Re: Comparing 2 data sets using hashing

Kurt_Bremser — Sun, 26 Jan 2025 20:19:25 GMT

Really no need for hash objects, the standard tools of sorting and merging are sufficient. Particularly with extremely small datasets of just 10000 observations.

proc sort data=old;
by usubjid visit date;
run;

proc sort data=new;
by usubjid visit date;
run;

data compare;
merge
  old (in=o)
  new (in=n)
;
length flag $7;
if o and not n then flag = "DELETED";
else if not o and n then flag = "NEW";
else flag = "UPDATED";
run;

How should "observation numbers" be calculated?

Re: Comparing 2 data sets using hashing

mkeintz — Sun, 26 Jan 2025 23:47:28 GMT

@kalbo wrote:

Thanks for the reply.

USUBJID and VISIT are the keys. Changes in DATE are the ones to be flagged as "updated".

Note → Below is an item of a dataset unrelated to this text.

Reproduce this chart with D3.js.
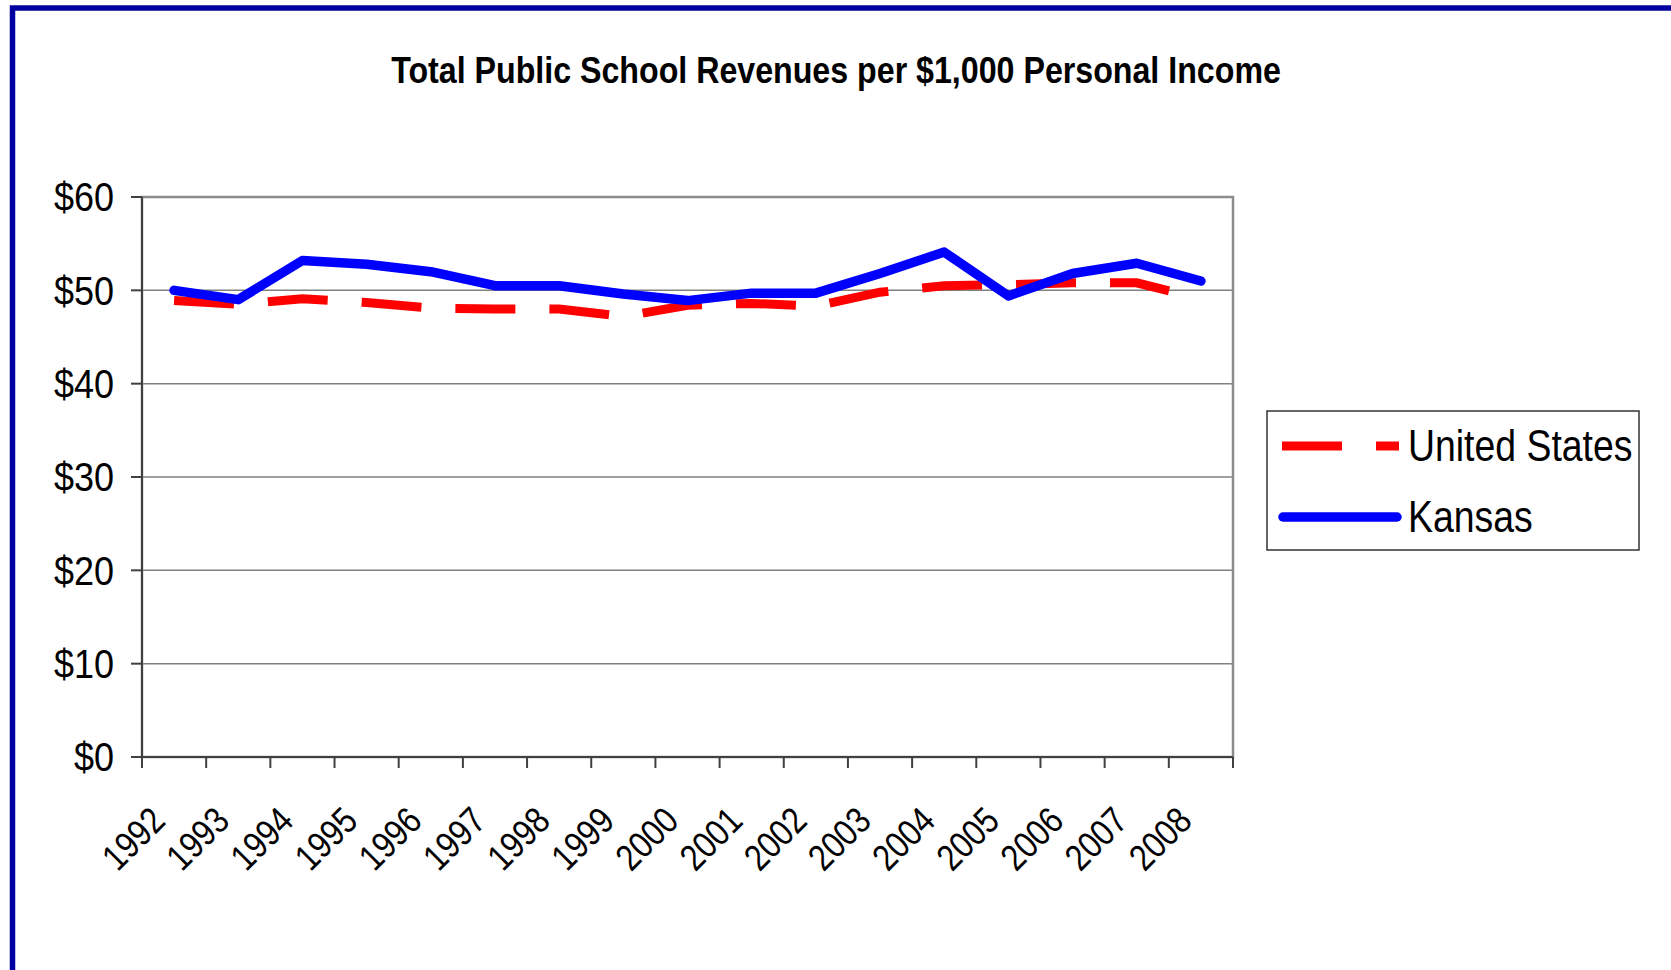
<!doctype html>
<html>
<head>
<meta charset="utf-8">
<title>Total Public School Revenues per $1,000 Personal Income</title>
<script src="https://cdn.jsdelivr.net/npm/d3@7"></script>
<style>
body { margin: 0; background: #fff; }
svg { display: block; }
text { font-family: "Liberation Sans", Arial, sans-serif; fill: #000; }
</style>
</head>
<body>
<svg id="chart" width="1671" height="970"></svg>
<script>
var years = ["1992", "1993", "1994", "1995", "1996", "1997", "1998", "1999", "2000",
             "2001", "2002", "2003", "2004", "2005", "2006", "2007", "2008"];
var unitedStates = [48.9, 48.5, 49.1, 48.7, 48.1, 48.0, 48.0, 47.2, 48.4,
                    48.6, 48.3, 49.8, 50.5, 50.6, 50.8, 50.8, 49.1];
var kansas = [50.0, 49.0, 53.2, 52.8, 52.0, 50.5, 50.5, 49.6, 48.9,
              49.7, 49.7, 51.8, 54.1, 49.4, 51.8, 52.9, 51.0];
var yTicks = [0, 10, 20, 30, 40, 50, 60];

var svg = d3.select("#chart");

// outer frame, runs off the right and bottom edge
svg.append("rect")
  .attr("x", 12.5).attr("y", 8)
  .attr("width", 1700).attr("height", 1000)
  .attr("fill", "none").attr("stroke", "#0000a0").attr("stroke-width", 5.5);

svg.append("text")
  .attr("transform", "translate(836,83) scale(0.87,1)")
  .attr("text-anchor", "middle")
  .style("font-size", "37px").style("font-weight", "bold")
  .text("Total Public School Revenues per $1,000 Personal Income");

var plotLeft = 142, plotRight = 1233, plotTop = 197, plotBottom = 757;

var x = d3.scaleBand().domain(years).range([plotLeft, plotRight]);
var y = d3.scaleLinear().domain([0, 60]).range([plotBottom, plotTop]);
var cx = function(d) { return x(d) + x.bandwidth() / 2; };

// gridlines
svg.append("g").selectAll("line")
  .data(yTicks.filter(function(t) { return t > 0 && t < 60; }))
  .join("line")
  .attr("x1", plotLeft).attr("x2", plotRight)
  .attr("y1", function(d) { return y(d); }).attr("y2", function(d) { return y(d); })
  .attr("stroke", "#808080").attr("stroke-width", 1.5);

// plot frame
svg.append("rect")
  .attr("x", plotLeft).attr("y", plotTop)
  .attr("width", plotRight - plotLeft).attr("height", plotBottom - plotTop)
  .attr("fill", "none").attr("stroke", "#8c8c8c").attr("stroke-width", 2.5);

// axes
svg.append("line").attr("x1", plotLeft).attr("x2", plotLeft).attr("y1", plotTop).attr("y2", plotBottom + 1)
  .attr("stroke", "#404040").attr("stroke-width", 2);
svg.append("line").attr("x1", plotLeft).attr("x2", plotRight).attr("y1", plotBottom).attr("y2", plotBottom)
  .attr("stroke", "#404040").attr("stroke-width", 2);

// y ticks and labels
svg.append("g").selectAll("line")
  .data(yTicks).join("line")
  .attr("x1", plotLeft - 11).attr("x2", plotLeft)
  .attr("y1", function(d) { return y(d); }).attr("y2", function(d) { return y(d); })
  .attr("stroke", "#404040").attr("stroke-width", 2);

svg.append("g").selectAll("text")
  .data(yTicks).join("text")
  .attr("transform", function(d) { return "translate(114," + y(d) + ") scale(0.9,1)"; })
  .attr("dy", "0.36em")
  .attr("text-anchor", "end")
  .style("font-size", "40px")
  .text(function(d) { return "$" + d; });

// x ticks between categories
var edges = years.map(function(d) { return x(d); }).concat([plotRight]);
svg.append("g").selectAll("line")
  .data(edges).join("line")
  .attr("x1", function(d) { return d; }).attr("x2", function(d) { return d; })
  .attr("y1", plotBottom).attr("y2", plotBottom + 11)
  .attr("stroke", "#404040").attr("stroke-width", 2);

svg.append("g").selectAll("text")
  .data(years).join("text")
  .attr("transform", function(d) {
    return "translate(" + (cx(d) - 7) + "," + (plotBottom + 66) + ") rotate(-45) scale(0.85,1)";
  })
  .attr("text-anchor", "end")
  .style("font-size", "37px")
  .text(function(d) { return d; });

// series
var line = d3.line()
  .x(function(d, i) { return cx(years[i]); })
  .y(function(d) { return y(d); });

svg.append("path")
  .datum(unitedStates)
  .attr("d", line)
  .attr("fill", "none").attr("stroke", "#ff0000").attr("stroke-width", 9)
  .attr("stroke-dasharray", "60,34");

svg.append("path")
  .datum(kansas)
  .attr("d", line)
  .attr("fill", "none").attr("stroke", "#0000ff").attr("stroke-width", 9.5)
  .attr("stroke-linejoin", "round").attr("stroke-linecap", "round");

// legend
var legend = svg.append("g");
legend.append("rect")
  .attr("x", 1267).attr("y", 411).attr("width", 372).attr("height", 139)
  .attr("fill", "#fff").attr("stroke", "#333").attr("stroke-width", 1.5);

var items = [
  {name: "United States", color: "#ff0000", dash: "60,34", cap: "butt", y: 446, w: 9},
  {name: "Kansas", color: "#0000ff", dash: null, cap: "round", y: 517, w: 9.5}
];
items.forEach(function(it) {
  legend.append("line")
    .attr("x1", it.cap === "round" ? 1283 : 1282).attr("x2", it.cap === "round" ? 1397 : 1399)
    .attr("y1", it.y).attr("y2", it.y)
    .attr("stroke", it.color).attr("stroke-width", it.w)
    .attr("stroke-linecap", it.cap)
    .attr("stroke-dasharray", it.dash);
  legend.append("text")
    .attr("transform", "translate(1408," + (it.y + 15) + ") scale(0.85,1)")
    .style("font-size", "44px")
    .text(it.name);
});
</script>
</body>
</html>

I wanted to retain the original sort order of the data sets and do a comparison on them.

Number of variables is going to be from 3 to 7, depending on number of keys. There will always be one variable to be compared.

OK, then let's say a given USUBJID/VISIT starts with a JAN record and a MAR record, but the new dataset only has a FEB record. Which of the original records was "updated" and which was "deleted"?